Although working with its properties’ cities and towns is essential, Beckeman said it’s a double-edged sword. Sometimes design constraints stifle the competition, but sometimes it stifles his tenants, too. However, Linear Retail Properties’ asset management team focus and track record of improving its properties tends to make cities and towns more receptive to discuss changes that may aid the success of its tenants.
“We’ll work with the town and tell it why we need to improve the signage, why it needs to work better, and why it should look a certain way,” Beckeman said. Retailers market themselves and spend a lot of money establishing their brand. When municipalities want everything to be one color, block letters, or wood-carved signs, the result isn’t as effective for retailers. “When dealing with any of our properties, we try to put on the retailers’ hat and tackle their issues from a real estate standpoint.”
A thawing market
What differentiates Linear Retail Properties from its competition is that it’s backed by institutional capital. The company has the financial capacity to make needed improvements, and it strives to position its properties for long-term success. Linear also tends to buy properties from individuals who are not full-time operators that may be more focused on short-term cash flow.

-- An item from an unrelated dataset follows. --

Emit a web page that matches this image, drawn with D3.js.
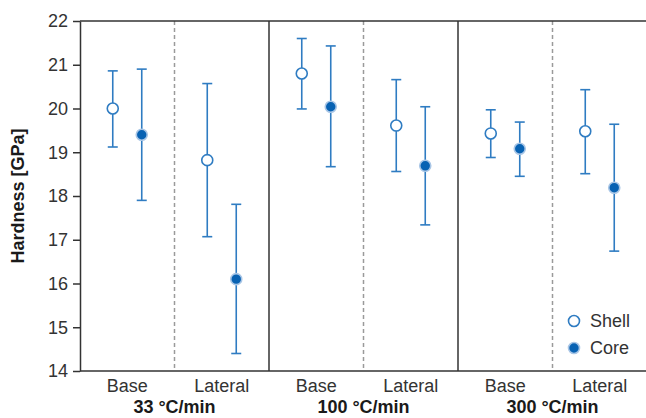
<!DOCTYPE html>
<html>
<head>
<meta charset="utf-8">
<script src="https://cdn.jsdelivr.net/npm/d3@7"></script>
<style>
  html, body { margin: 0; padding: 0; background: #fff; }
  svg { display: block; font-family: "Liberation Sans", Arial, sans-serif; }
</style>
</head>
<body>
<div id="chart"></div>
<script>
const width = 646;
const height = 418;
const margin = { top: 21, right: -1, bottom: 47, left: 80 };
const fontSize = "18px";

// Data
const groups = ["33 °C/min", "100 °C/min", "300 °C/min"];
const locations = ["Base", "Lateral"];
const series = ["Shell", "Core"];
const yTicks = [14, 15, 16, 17, 18, 19, 20, 21, 22];

// per group, per location: [mean, low, high]
const shellValues = [
  [[20.00, 19.12, 20.86], [18.82, 17.07, 20.57]],
  [[20.80, 19.99, 21.60], [19.61, 18.56, 20.66]],
  [[19.43, 18.88, 19.97], [19.48, 18.51, 20.43]]
];
const coreValues = [
  [[19.40, 17.90, 20.90], [16.10, 14.40, 17.81]],
  [[20.04, 18.67, 21.43], [18.69, 17.34, 20.04]],
  [[19.08, 18.45, 19.69], [18.19, 16.74, 19.64]]
];

const lineColor = "#2f7cc2";
const coreFill = "#0862b3";

const rows = [];
groups.forEach((g, gi) => {
  locations.forEach((loc, li) => {
    [shellValues, coreValues].forEach((vals, si) => {
      const [mean, lo, hi] = vals[gi][li];
      rows.push({ group: g, location: loc, series: series[si], mean, lo, hi });
    });
  });
});

const x0 = d3.scaleBand()
  .domain(groups)
  .range([margin.left, width - margin.right]);

const x1 = d3.scaleBand()
  .domain(locations)
  .range([0, x0.bandwidth()]);

const x2 = d3.scalePoint()
  .domain(series)
  .range([0, x1.bandwidth()])
  .padding(1.13);

const y = d3.scaleLinear()
  .domain([14, 22])
  .range([height - margin.bottom, margin.top]);

const xPos = d => x0(d.group) + x1(d.location) + x2(d.series);

const svg = d3.select("#chart")
  .append("svg")
  .attr("width", width)
  .attr("height", height);

// dashed separators between Base and Lateral
svg.append("g")
  .selectAll("line")
  .data(groups)
  .join("line")
    .attr("x1", g => x0(g) + x1("Lateral"))
    .attr("x2", g => x0(g) + x1("Lateral"))
    .attr("y1", y(22))
    .attr("y2", y(14))
    .attr("stroke", "#9a9a9a")
    .attr("stroke-width", 1.5)
    .attr("stroke-dasharray", "4,3");

// solid separators between groups
svg.append("g")
  .selectAll("line")
  .data(groups.slice(1))
  .join("line")
    .attr("x1", g => x0(g))
    .attr("x2", g => x0(g))
    .attr("y1", y(22))
    .attr("y2", y(14))
    .attr("stroke", "#333")
    .attr("stroke-width", 1.5);

// top frame
svg.append("line")
  .attr("x1", margin.left)
  .attr("x2", width)
  .attr("y1", y(22))
  .attr("y2", y(22))
  .attr("stroke", "#333")
  .attr("stroke-width", 1.5);

// y axis
const yAxis = svg.append("g")
  .attr("transform", `translate(${margin.left},0)`)
  .call(d3.axisLeft(y).tickValues(yTicks).tickSize(7).tickPadding(5).tickSizeOuter(0));
yAxis.select(".domain").attr("stroke", "#333").attr("stroke-width", 1.5);
yAxis.selectAll(".tick line").attr("stroke", "#333").attr("stroke-width", 1.5);
yAxis.selectAll(".tick text")
  .attr("fill", "#333")
  .style("font-size", fontSize)
  .style("font-family", "Liberation Sans, Arial, sans-serif");

// x axis baseline
svg.append("line")
  .attr("x1", margin.left)
  .attr("x2", width)
  .attr("y1", y(14))
  .attr("y2", y(14))
  .attr("stroke", "#333")
  .attr("stroke-width", 1.5);

// location labels
const locLabels = [];
groups.forEach(g => locations.forEach(l => locLabels.push({ group: g, location: l })));
svg.append("g")
  .selectAll("text")
  .data(locLabels)
  .join("text")
    .attr("x", d => x0(d.group) + x1(d.location) + x1.bandwidth() / 2)
    .attr("y", y(14) + 21)
    .attr("text-anchor", "middle")
    .attr("fill", "#333")
    .style("font-size", fontSize)
    .text(d => d.location);

// group labels
svg.append("g")
  .selectAll("text")
  .data(groups)
  .join("text")
    .attr("x", g => x0(g) + x0.bandwidth() / 2)
    .attr("y", y(14) + 42)
    .attr("text-anchor", "middle")
    .attr("fill", "#1a1a1a")
    .style("font-size", fontSize)
    .style("font-weight", "bold")
    .text(g => g);

// y label
svg.append("text")
  .attr("transform", `translate(24,${(y(14) + y(22)) / 2}) rotate(-90)`)
  .attr("text-anchor", "middle")
  .attr("fill", "#1a1a1a")
  .style("font-size", fontSize)
  .style("font-weight", "bold")
  .text("Hardness [GPa]");

// error bars
const bars = svg.append("g")
  .attr("stroke", lineColor)
  .attr("stroke-width", 1.6)
  .selectAll("g")
  .data(rows)
  .join("g");

bars.append("line")
  .attr("x1", xPos).attr("x2", xPos)
  .attr("y1", d => y(d.lo)).attr("y2", d => y(d.hi));
bars.append("line")
  .attr("x1", d => xPos(d) - 5).attr("x2", d => xPos(d) + 5)
  .attr("y1", d => y(d.hi)).attr("y2", d => y(d.hi));
bars.append("line")
  .attr("x1", d => xPos(d) - 5).attr("x2", d => xPos(d) + 5)
  .attr("y1", d => y(d.lo)).attr("y2", d => y(d.lo));

// markers
function drawMarker(sel, s) {
  if (s === "Shell") {
    sel.attr("r", 5.5)
      .attr("fill", "#fff")
      .attr("stroke", lineColor)
      .attr("stroke-width", 1.6);
  } else {
    sel.attr("r", 5.5)
      .attr("fill", coreFill)
      .attr("stroke", "#a9c6e6")
      .attr("stroke-width", 1.6);
  }
}

svg.append("g")
  .selectAll("circle")
  .data(rows)
  .join("circle")
    .attr("cx", xPos)
    .attr("cy", d => y(d.mean))
    .each(function (d) { drawMarker(d3.select(this), d.series); });

// legend
const legend = svg.append("g")
  .selectAll("g")
  .data(series)
  .join("g")
    .attr("transform", (d, i) => `translate(574,${321 + i * 27})`);

legend.append("circle")
  .each(function (d) { drawMarker(d3.select(this), d); });

legend.append("text")
  .attr("x", 16)
  .attr("dy", "0.36em")
  .attr("fill", "#333")
  .style("font-size", fontSize)
  .text(d => d);
</script>
</body>
</html>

Such backing made it possible for this real estate company to survive the economic downturn in great shape. In its first five years, it developed a reputation as a prolific buyer of New England properties. During the downturn, the company chose not to focus on buying distressed real estate and instead focused more on improving its existing portfolio.
As a result, when the market started to thaw last year, Cannuscio was able to once again actively pursue acquisitions. Linear has since purchased three new properties with several targeted deals on the horizon.
Beckeman said with the leverage of a strong portfolio, it’s easier to dictate a winning strategy. “We’re in it for the long haul,” he said. “We spend the money on our properties to make them attractive and make them work for the cities, towns, and retailers involved.”